On June 21 — two days before the start of this trip— I shared on social media an overview of my new manuscript, GO Theory. Its core concept is Genidentity, the unique differences that an entity maintains with other entities as it evolves over time.
The full title of my GO Theory manuscript is GO Theory: Genidentity, Opportunity, and World of Activity (book, v1.0, 2025). In this manuscript, I included the recently developed World of Activity toolkit. It marks the end of Phase I of the GO Theory project, representing the successful completion of my exploration in the direction of knowledge engagement. Phase II will focus on cultural innovation.
The case study by these two authors can actually be seen as empirical research of the “Genidentity” concept in the field of higher education. This journey began with a manuscript about Genidentity and ended with a book about Genidentity — a wonderful experience.
Very coincidentally, my thinking and writing about thematic enterprises during my travels in Fuzhou was actually the beginning of my exploration in cultural innovation. Therefore, we can say that the end of this journey is also the beginning of a new journey.
What started as a return became a new departure. That is the rhythm of life and theory — every ending is a beginning.
Now, turn to the next page, starting a new beginning.
Notes
- 钱穆说,[忘不了的人和事,才是真生活]。
- The World of Activity of a Freesoul was structured in six parts: Part I provided theoretical foundations, Part II introduced the analytical methodology, Part III examined “The Evolution of the World of Activity” through biographical analysis, Part IV explored “The Evolution of Social Forms,” Part V focused on “The Evolution of Thematic Enterprise,” and Part VI examined “The Flourishing of Mind-Heart,” exploring nine aspects of strategic agency that emerged from my work with the AAS framework.

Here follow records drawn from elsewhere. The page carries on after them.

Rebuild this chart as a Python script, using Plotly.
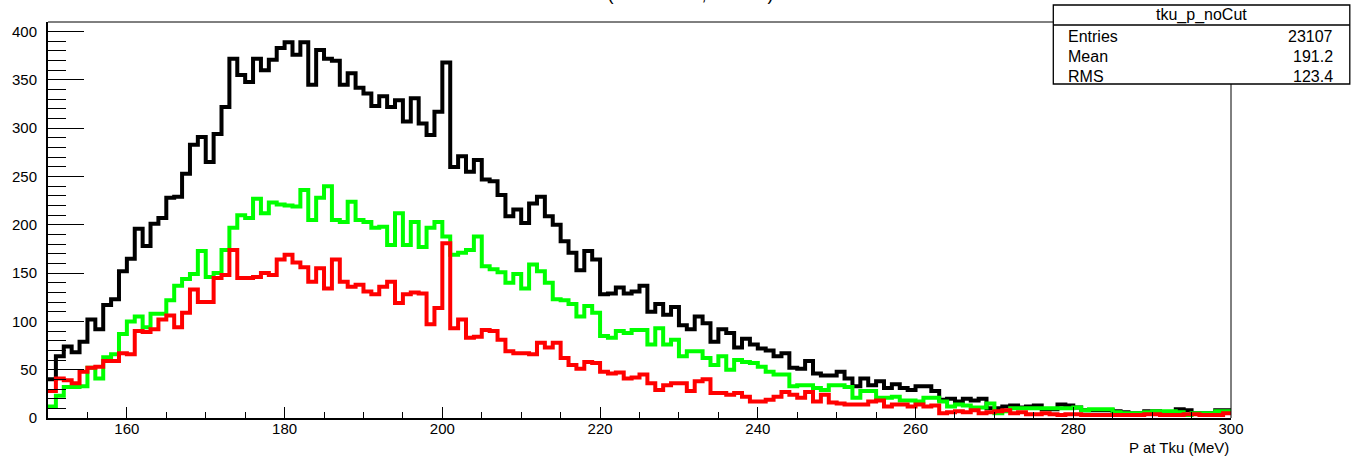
import plotly.graph_objects as go

# ---- data (1 MeV bins from 150 to 300 MeV) ----
bin_low = 150
bin_high = 300

black_counts = [
    40, 64, 74, 68, 79, 102, 92, 117, 123, 152,
    165, 196, 178, 201, 207, 228, 229, 253, 283, 291,
    265, 294, 322, 372, 355, 348, 372, 360, 371, 383,
    389, 376, 389, 345, 381, 372, 370, 345, 357, 342,
    336, 323, 333, 322, 329, 307, 331, 305, 293, 317,
    368, 260, 271, 255, 267, 247, 245, 231, 209, 216,
    202, 222, 229, 209, 200, 183, 171, 153, 173, 164,
    128, 129, 135, 129, 131, 137, 110, 118, 107, 115,
    96, 92, 105, 98, 79, 92, 88, 73, 82, 76,
    72, 70, 64, 67, 52, 51, 59, 46, 44, 44,
    48, 41, 33, 41, 34, 38, 31, 35, 31, 29,
    33, 33, 28, 19, 20, 17, 20, 18, 20, 10,
    10, 12, 13, 11, 12, 13, 9, 9, 14, 13,
    11, 8, 8, 8, 8, 7, 6, 5, 5, 7,
    7, 6, 6, 9, 8, 5, 5, 5, 8, 8,
]

green_counts = [
    12, 23, 32, 32, 33, 52, 41, 63, 66, 87,
    100, 105, 94, 108, 108, 122, 137, 144, 149, 173,
    146, 150, 174, 197, 210, 207, 227, 212, 223, 221,
    220, 219, 236, 205, 228, 240, 205, 203, 224, 205,
    203, 197, 198, 179, 212, 179, 203, 177, 197, 203,
    188, 169, 171, 174, 188, 157, 154, 151, 140, 149,
    134, 159, 152, 140, 123, 122, 118, 105, 116, 109,
    85, 83, 90, 88, 91, 91, 76, 93, 76, 81,
    64, 69, 69, 62, 55, 64, 50, 60, 58, 57,
    53, 48, 45, 45, 33, 34, 34, 31, 29, 34,
    34, 32, 21, 28, 28, 21, 21, 22, 18, 18,
    17, 21, 21, 17, 12, 14, 13, 11, 11, 15,
    5, 7, 10, 10, 10, 10, 10, 10, 10, 10,
    11, 8, 9, 9, 9, 6, 5, 5, 5, 6,
    7, 7, 7, 6, 3, 5, 5, 5, 7, 7,
]

red_counts = [
    28, 41, 39, 36, 48, 52, 53, 59, 59, 67,
    66, 90, 89, 92, 102, 106, 94, 109, 133, 120,
    120, 145, 148, 174, 145, 145, 146, 150, 148, 164,
    169, 161, 156, 141, 155, 134, 164, 141, 136, 138,
    131, 128, 136, 141, 119, 128, 130, 129, 97, 114,
    181, 93, 102, 83, 84, 91, 90, 81, 69, 67,
    67, 66, 78, 73, 78, 62, 55, 51, 58, 57,
    48, 46, 47, 41, 42, 45, 36, 29, 34, 36,
    36, 28, 38, 40, 26, 26, 24, 26, 22, 17,
    17, 19, 22, 27, 24, 21, 27, 17, 24, 16,
    15, 14, 14, 14, 17, 18, 12, 14, 14, 12,
    14, 12, 13, 5, 6, 7, 6, 8, 5, 6,
    7, 8, 5, 6, 4, 4, 5, 4, 3, 4,
    4, 3, 3, 3, 3, 3, 3, 3, 3, 4,
    4, 3, 3, 3, 4, 4, 3, 3, 3, 5,
]

y_tick_vals = [0, 50, 100, 150, 200, 250, 300, 350, 400]
x_tick_vals = [160, 180, 200, 220, 240, 260, 280, 300]

stats_title = "tku_p_noCut"
stats_names = ["Entries", "Mean", "RMS"]
stats_values = ["23107", "191.2", "123.4"]

x_title = "P at Tku (MeV)"
plot_title = "P at Tku (normalised, all cuts)"

# ---- figure ----
n_bins = len(black_counts)
width_bin = (bin_high - bin_low) / n_bins
edges = [bin_low + i * width_bin for i in range(n_bins + 1)]

FONT = "Liberation Sans, Arial, Helvetica, sans-serif"

fig = go.Figure()
for counts, color in [(black_counts, "#000000"), (green_counts, "#00ff00"), (red_counts, "#ff0000")]:
    fig.add_trace(go.Scatter(
        x=edges,
        y=list(counts) + [counts[-1]],
        mode="lines",
        line=dict(color=color, width=4, shape="hv"),
        hoverinfo="skip",
        showlegend=False,
        cliponaxis=True,
    ))

W, H = 1361, 456
L, R, T, B = 46, 130, 22, 38
pw = W - L - R
ph = H - T - B


def px(xp):
    return (xp - L) / pw


def py(yp):
    return (H - B - yp) / ph


fig.update_layout(
    width=W, height=H,
    margin=dict(l=L, r=R, t=T, b=B),
    paper_bgcolor="white",
    plot_bgcolor="white",
    font=dict(family=FONT, size=15, color="black"),
    xaxis=dict(
        range=[bin_low, bin_high],
        tickvals=x_tick_vals,
        ticktext=[str(v) for v in x_tick_vals],
        ticks="inside", ticklen=11, tickwidth=1, tickcolor="black",
        minor=dict(ticks="inside", ticklen=6, tickwidth=1, tickcolor="black", dtick=5, tick0=150),
        showgrid=False, zeroline=False,
        showline=True, linecolor="black", linewidth=2,
        tickfont=dict(size=15, family=FONT),
        ticklabelstandoff=-4,
    ),
    yaxis=dict(
        range=[0, 410],
        tickvals=y_tick_vals,
        ticktext=[str(v) for v in y_tick_vals],
        ticks="inside", ticklen=36, tickwidth=1, tickcolor="black",
        minor=dict(ticks="inside", ticklen=18, tickwidth=1, tickcolor="black", dtick=10, tick0=0),
        showgrid=False, zeroline=False,
        showline=True, linecolor="black", linewidth=2,
        tickfont=dict(size=15, family=FONT),
        ticklabelstandoff=6,
    ),
)

shapes = []
# frame top and right
shapes.append(dict(type="line", xref="paper", yref="paper", x0=0, x1=1, y0=1, y1=1,
                   line=dict(color="black", width=1), layer="above"))
shapes.append(dict(type="line", xref="paper", yref="paper", x0=1, x1=1, y0=0, y1=1,
                   line=dict(color="black", width=1), layer="above"))
# stats box
bx0, bx1, by0, by1 = 1053, 1350, 5, 84
shapes.append(dict(type="rect", xref="paper", yref="paper",
                   x0=px(bx0), x1=px(bx1), y0=py(by1), y1=py(by0),
                   fillcolor="white", line=dict(color="black", width=1.3), layer="above"))
shapes.append(dict(type="line", xref="paper", yref="paper",
                   x0=px(bx0), x1=px(bx1), y0=py(25), y1=py(25),
                   line=dict(color="black", width=1.3), layer="above"))
fig.update_layout(shapes=shapes)

ann = []
ann.append(dict(text=stats_title, xref="paper", yref="paper", x=px(1201), y=py(15),
                xanchor="center", yanchor="middle", showarrow=False,
                font=dict(size=16, family=FONT, color="black")))
row_y = [37, 57, 76]
for name, val, yy in zip(stats_names, stats_values, row_y):
    ann.append(dict(text=name, xref="paper", yref="paper", x=px(1066), y=py(yy),
                    xanchor="left", yanchor="middle", showarrow=False,
                    font=dict(size=16, family=FONT, color="black")))
    ann.append(dict(text=val, xref="paper", yref="paper", x=px(1335), y=py(yy),
                    xanchor="right", yanchor="middle", showarrow=False,
                    font=dict(size=16, family=FONT, color="black")))
# x-axis title, right aligned with the frame
ann.append(dict(text=x_title, xref="paper", yref="paper", x=1.0, y=py(447),
                xanchor="right", yanchor="middle", showarrow=False,
                font=dict(size=15, family=FONT, color="black")))
# plot title (clipped at the very top of the canvas, as in the reference)
ann.append(dict(text=plot_title, xref="paper", yref="paper", x=px(654), y=py(-6),
                xanchor="center", yanchor="middle", showarrow=False,
                font=dict(size=18, family=FONT, color="black")))
fig.update_layout(annotations=ann)

fig.write_html(
    "out.html",
    config={"displayModeBar": False},
    post_script="document.body.style.margin='0';document.body.style.padding='0';"
                "document.documentElement.style.overflow='hidden';",
)
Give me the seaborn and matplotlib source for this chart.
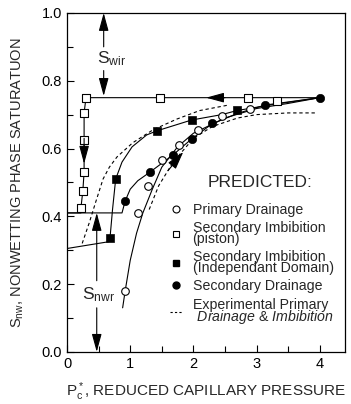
import numpy as np
import pandas as pd
import seaborn as sns
import matplotlib.pyplot as plt
from matplotlib.lines import Line2D

# Primary drainage (predicted) - open circles and curve
prim_x = [0.92, 1.12, 1.28, 1.50, 1.77, 2.07, 2.46, 2.90]
prim_y = [0.18, 0.41, 0.49, 0.565, 0.61, 0.655, 0.695, 0.717]
prim_line_x = [0.88, 0.92, 1.00, 1.10, 1.20, 1.35, 1.50, 1.75, 2.00, 2.50, 3.00, 3.50, 4.00]
prim_line_y = [0.13, 0.18, 0.27, 0.35, 0.41, 0.48, 0.545, 0.605, 0.645, 0.69, 0.718, 0.733, 0.75]

# Secondary imbibition (piston) - open squares
pist_x = [0.30, 0.27, 0.27, 0.27, 0.25, 0.22, 1.47, 2.86, 3.32]
pist_y = [0.75, 0.705, 0.625, 0.53, 0.475, 0.425, 0.75, 0.75, 0.74]
pist_line_x = [4.00, 0.30, 0.27, 0.27, 0.27, 0.25, 0.22, 0.22, 0.00]
pist_line_y = [0.75, 0.75, 0.705, 0.625, 0.53, 0.475, 0.425, 0.41, 0.41]

# Secondary imbibition (independant domain) - filled squares
ind_x = [0.68, 0.77, 1.42, 1.97, 2.69]
ind_y = [0.336, 0.51, 0.652, 0.685, 0.713]
ind_line_x = [0.00, 0.66, 0.68, 0.72, 0.77, 0.87, 1.03, 1.26, 1.42, 1.97, 2.45, 2.69, 3.20, 4.00]
ind_line_y = [0.305, 0.325, 0.336, 0.42, 0.51, 0.56, 0.605, 0.64, 0.652, 0.684, 0.70, 0.712, 0.728, 0.75]

# Secondary drainage - filled circles
sec_x = [0.92, 1.31, 1.67, 1.97, 2.29, 3.13, 4.00]
sec_y = [0.445, 0.53, 0.58, 0.628, 0.675, 0.729, 0.75]
sec_line_x = [0.00, 0.87, 0.92, 1.00, 1.12, 1.31, 1.67, 1.97, 2.29, 2.69, 3.13, 4.00]
sec_line_y = [0.41, 0.41, 0.445, 0.48, 0.505, 0.53, 0.58, 0.628, 0.672, 0.703, 0.728, 0.75]

# Experimental curves (dashed)
exp_imb_x = [0.24, 0.35, 0.45, 0.57, 0.67, 0.79, 1.04, 1.36, 1.74, 2.10, 2.55]
exp_imb_y = [0.32, 0.38, 0.44, 0.51, 0.545, 0.575, 0.617, 0.655, 0.687, 0.712, 0.728]
exp_dr_x = [1.30, 1.45, 1.68, 2.00, 2.30, 2.70, 3.00, 3.50, 3.95]
exp_dr_y = [0.42, 0.49, 0.56, 0.63, 0.665, 0.69, 0.70, 0.705, 0.705]

sns.set_style("ticks")
plt.rcParams['font.family'] = ['Liberation Sans', 'DejaVu Sans']
plt.rcParams['mathtext.fontset'] = 'custom'
plt.rcParams['mathtext.rm'] = 'Liberation Sans'
plt.rcParams['mathtext.it'] = 'Liberation Sans:italic'

fig, ax = plt.subplots(figsize=(3.51, 4.04), dpi=100)
fig.subplots_adjust(left=0.191, right=0.983, top=0.968, bottom=0.129)

lw = 0.8
kw = dict(sort=False, estimator=None, color='black', linewidth=lw, ax=ax, legend=False)
sns.lineplot(x=prim_line_x, y=prim_line_y, **kw)
sns.lineplot(x=pist_line_x, y=pist_line_y, **kw)
sns.lineplot(x=ind_line_x, y=ind_line_y, **kw)
sns.lineplot(x=sec_line_x, y=sec_line_y, **kw)
ax.plot(exp_imb_x, exp_imb_y, color='black', lw=lw, ls=(0, (3, 2.5)))
ax.plot(exp_dr_x, exp_dr_y, color='black', lw=lw, ls=(0, (3, 2.5)))

sns.scatterplot(x=prim_x, y=prim_y, marker='o', s=30, facecolor='white', edgecolor='black', linewidth=0.8, ax=ax, zorder=3)
sns.scatterplot(x=pist_x, y=pist_y, marker='s', s=32, facecolor='white', edgecolor='black', linewidth=0.8, ax=ax, zorder=3)
sns.scatterplot(x=ind_x, y=ind_y, marker='s', s=36, color='black', edgecolor='black', ax=ax, zorder=3)
sns.scatterplot(x=sec_x, y=sec_y, marker='o', s=36, color='black', edgecolor='black', ax=ax, zorder=3)

# direction arrows on curves
aprops = dict(arrowstyle='-|>,head_length=1.1,head_width=0.3', color='black', lw=0.8, shrinkA=0, shrinkB=0)
ax.annotate('', xy=(2.2, 0.75), xytext=(2.5, 0.75), arrowprops=aprops)
ax.annotate('', xy=(0.27, 0.555), xytext=(0.27, 0.63), arrowprops=aprops)
ax.annotate('', xy=(1.84, 0.59), xytext=(1.60, 0.535), arrowprops=aprops)

# S_wir and S_nwr markers
ax.annotate('', xy=(0.58, 1.0), xytext=(0.58, 0.90), arrowprops=aprops)
ax.annotate('', xy=(0.58, 0.755), xytext=(0.58, 0.83), arrowprops=aprops)
ax.text(0.48, 0.865, r'$\mathregular{S_{wir}}$', fontsize=12.5, va='center', ha='left')
ax.annotate('', xy=(0.47, 0.41), xytext=(0.47, 0.21), arrowprops=aprops)
ax.annotate('', xy=(0.47, 0.0), xytext=(0.47, 0.13), arrowprops=aprops)
ax.text(0.24, 0.168, r'$\mathregular{S_{nwr}}$', fontsize=12.5, va='center', ha='left')

ax.set_xlim(0, 4.4)
ax.set_ylim(0, 1.0)
ax.set_xticks([0, 1, 2, 3, 4])
ax.set_xticks(np.arange(0.5, 4.4, 0.5), minor=True)
ax.set_yticks(np.arange(0, 1.01, 0.2))
ax.set_yticks(np.arange(0.1, 1.0, 0.2), minor=True)
ax.yaxis.set_major_formatter(plt.FormatStrFormatter('%.1f'))
ax.tick_params(which='both', direction='in', labelsize=10.5, width=0.8, colors='black')
ax.tick_params(which='major', length=5)
ax.tick_params(which='minor', length=4)
for s in ax.spines.values():
    s.set_visible(True)
    s.set_linewidth(0.9)
    s.set_color('black')

ax.set_xlabel(r'$\mathregular{P_c^*}$, REDUCED CAPILLARY PRESSURE', fontsize=11, labelpad=7)
ax.set_ylabel(r'$\mathregular{S_{nw}}$, NONWETTING PHASE SATURATUON', fontsize=10.5, labelpad=11)

ax.text(0.505, 0.50, 'PREDICTED:', transform=ax.transAxes, fontsize=12.5, va='center', ha='left')
handles = [
    Line2D([], [], ls='none', marker='o', ms=5, mfc='white', mec='black', mew=0.8),
    Line2D([], [], ls='none', marker='s', ms=5, mfc='white', mec='black', mew=0.8),
    Line2D([], [], ls='none', marker='s', ms=5, mfc='black', mec='black'),
    Line2D([], [], ls='none', marker='o', ms=5, mfc='black', mec='black'),
    Line2D([], [], color='black', lw=0.8, ls=(0, (2, 2))),
]
labels = ['Primary Drainage', 'Secondary Imbibition\n(piston)',
          'Secondary Imbibition\n(Independant Domain)', 'Secondary Drainage',
          'Experimental Primary\n $\\mathit{Drainage}$ & $\\mathit{Imbibition}$']
leg = ax.legend(handles, labels, loc='upper left', bbox_to_anchor=(0.37, 0.44),
                frameon=False, fontsize=10.2, handlelength=0.9, handletextpad=0.7,
                borderpad=0, borderaxespad=0, labelspacing=0.3)
for t in leg.get_texts():
    t.set_linespacing(0.72)

fig.savefig('out.png', dpi=100)
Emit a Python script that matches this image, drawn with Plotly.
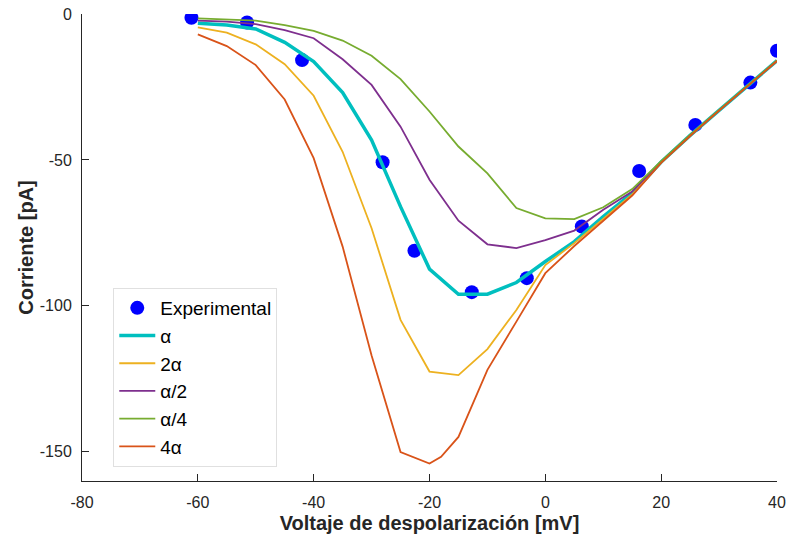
import plotly.graph_objects as go

# Experimental I-V points
exp_v = [-61.1, -51.5, -42.0, -28.1, -22.6, -12.7, -3.2, 6.3, 16.2, 25.9, 35.4, 40.0]
exp_i = [-1.3, -2.9, -15.8, -50.8, -81.1, -95.3, -90.5, -72.8, -53.8, -38.0, -23.5, -12.6]

# Model voltages (mV)
v_model = [-60, -55, -50, -45, -40, -35, -30, -25, -20, -15, -10, -5,
           0, 5, 10, 15, 20, 25, 30, 35, 40]
v_model_4a = [-60, -55, -50, -45, -40, -35, -30, -25, -20, -18, -15, -10, -5,
              0, 5, 10, 15, 20, 25, 30, 35, 40]

# Model currents (pA) for each scaling of alpha
i_alpha = [-3.2, -3.8, -5.1, -9.7, -16.3, -26.9, -43.2, -66.0, -87.4, -96.0, -96.0, -92.0,
           -84.8, -78.0, -69.4, -61.4, -50.7, -41.6, -33.0, -24.5, -16.0]
i_2alpha = [-4.6, -6.4, -10.4, -17.2, -28.0, -47.2, -73.4, -104.8, -122.5, -123.7, -114.8, -101.4,
            -86.0, -78.5, -70.2, -61.8, -50.8, -41.6, -33.0, -24.5, -16.0]
i_half = [-2.3, -2.6, -3.5, -5.5, -8.3, -15.5, -24.3, -38.6, -56.8, -70.8, -78.9, -80.2,
          -77.5, -74.2, -67.1, -60.8, -50.6, -41.5, -33.0, -24.5, -16.0]
i_quarter = [-1.5, -1.8, -2.3, -3.8, -5.8, -9.1, -14.3, -22.3, -33.4, -45.4, -54.6, -66.5,
             -70.0, -70.3, -66.2, -60.0, -50.4, -41.4, -32.9, -24.4, -15.9]
i_4alpha = [-7.0, -11.0, -17.5, -29.3, -49.4, -79.7, -117.0, -150.1, -154.0, -151.7, -144.9,
            -121.9, -105.4, -88.8, -79.5, -70.8, -62.2, -51.0, -41.8, -33.1, -24.6, -16.1]

x_ticks = [-80, -60, -40, -20, 0, 20, 40]
y_ticks = [-150, -100, -50, 0]

fig = go.Figure()
fig.add_trace(go.Scatter(x=exp_v, y=exp_i, mode="markers", name="Experimental",
                         marker=dict(color="#0000FF", size=14, line=dict(width=0))))
fig.add_trace(go.Scatter(x=v_model, y=i_alpha, mode="lines", name="α",
                         line=dict(color="#00BFBF", width=3.5)))
fig.add_trace(go.Scatter(x=v_model, y=i_2alpha, mode="lines", name="2α",
                         line=dict(color="#EDB120", width=1.8)))
fig.add_trace(go.Scatter(x=v_model, y=i_half, mode="lines", name="α/2",
                         line=dict(color="#7E2F8E", width=1.8)))
fig.add_trace(go.Scatter(x=v_model, y=i_quarter, mode="lines", name="α/4",
                         line=dict(color="#77AC30", width=1.8)))
fig.add_trace(go.Scatter(x=v_model_4a, y=i_4alpha, mode="lines", name="4α",
                         line=dict(color="#D95319", width=1.8)))

axis_common = dict(
    showgrid=False, zeroline=False, showline=True, linecolor="#262626", linewidth=1,
    ticks="inside", ticklen=7, tickcolor="#262626", tickwidth=1,
    tickfont=dict(family="Liberation Sans, Arial", size=16, color="#262626"),
    automargin=False,
)

fig.update_layout(
    width=787, height=542,
    margin=dict(l=82, r=10, t=14, b=61),
    paper_bgcolor="white", plot_bgcolor="white",
    font=dict(family="Liberation Sans, Arial", color="#262626"),
    xaxis=dict(range=[-80, 40], tickvals=x_ticks, ticktext=[str(t) for t in x_ticks],
               ticklabelstandoff=7,
               title=dict(text="<b>Voltaje de despolarización [mV]</b>",
                          font=dict(size=20, color="#262626"), standoff=5),
               **axis_common),
    yaxis=dict(range=[-160, 0], tickvals=y_ticks, ticktext=[str(t) for t in y_ticks],
               ticklabelstandoff=6,
               title=dict(text="<b>Corriente [pA]</b>",
                          font=dict(size=20, color="#262626"), standoff=0),
               **axis_common),
    legend=dict(x=0.045, y=0.03, xanchor="left", yanchor="bottom",
                bgcolor="white", bordercolor="#E0E0E0", borderwidth=1,
                font=dict(family="Liberation Sans, Arial", size=19, color="#000000"),
                itemwidth=36, tracegroupgap=0),
    showlegend=True,
)

fig.write_html("out.html")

The English book you are reading draws primarily from this Chinese manuscript but focuses specifically on the trip itself and the World of Activity approach.
- The Anticipatory Activity System (AAS) is a framework I developed between 2021–2022 to analyze complex activities involving “Self, Other, Present, and Future.” The framework distinguishes between first-order activities (immediate, practical tasks) and second-order activities (reflective, strategic processes) within an anticipatory structure. The dual-center structure refers to the dynamic relationship between different levels of activity and their temporal orientations — managing present constraints while anticipating future possibilities.